Long live the revolution, sisters.
Herein rests the problem. If I get out there on the streets I can’t help but align myself with every knee-jerk reactionary with a ‘Down with the Bankers’ placard (and I’m no friend to the bankers but neither do assume that the enemy of my enemy is necessarily my friend). One of the problems with such a connected, complex world is that when you do listen to the people many of them will be somewhat misled. Or just nuts.
I believe that there is time for people to take to the streets; there are single issues that demand action. Unfortunately they’re often the very issues that are so complex; that split opinion so many different ways, that a collective voice is all but impossible.

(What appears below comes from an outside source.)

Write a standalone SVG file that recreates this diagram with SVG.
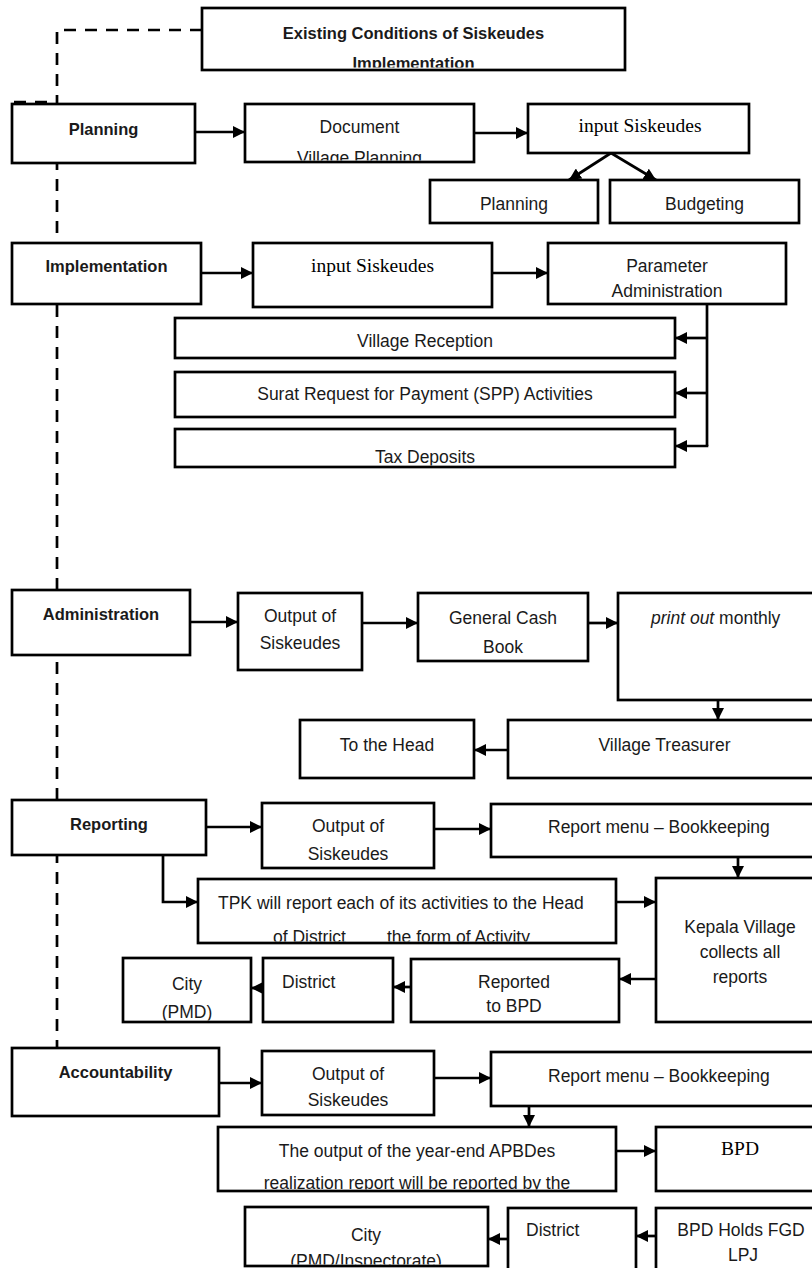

Take the recent revelations about the oil companies’ influence on the invasion of Iraq: http://www.independent.co.uk/news/uk/politics/secret-memos-expose-link-between-oil-firms-and-invasion-of-iraq-2269610.html
Now there’s an issue on which the government should be accountable to the people of this country. But how? How do you get the baying, placard-wielding mob to form an inquiry? Who gets to take the government into a court room?
I’ll be voting for a change to the electoral system next month because for me, it’s a rare easy answer to a simple question. Do I think that the democratic system in this country works properly? No. Do I think that this is one tiny step in the right direction? Yes.
And if the ‘Yes’ campaign want to garner popular support, they should put up a picture of Cameron and Osborne looking their most smug, with the legend: “Vote yes – piss off this pair of smug wankers.” It would be a landslide, however you count the votes.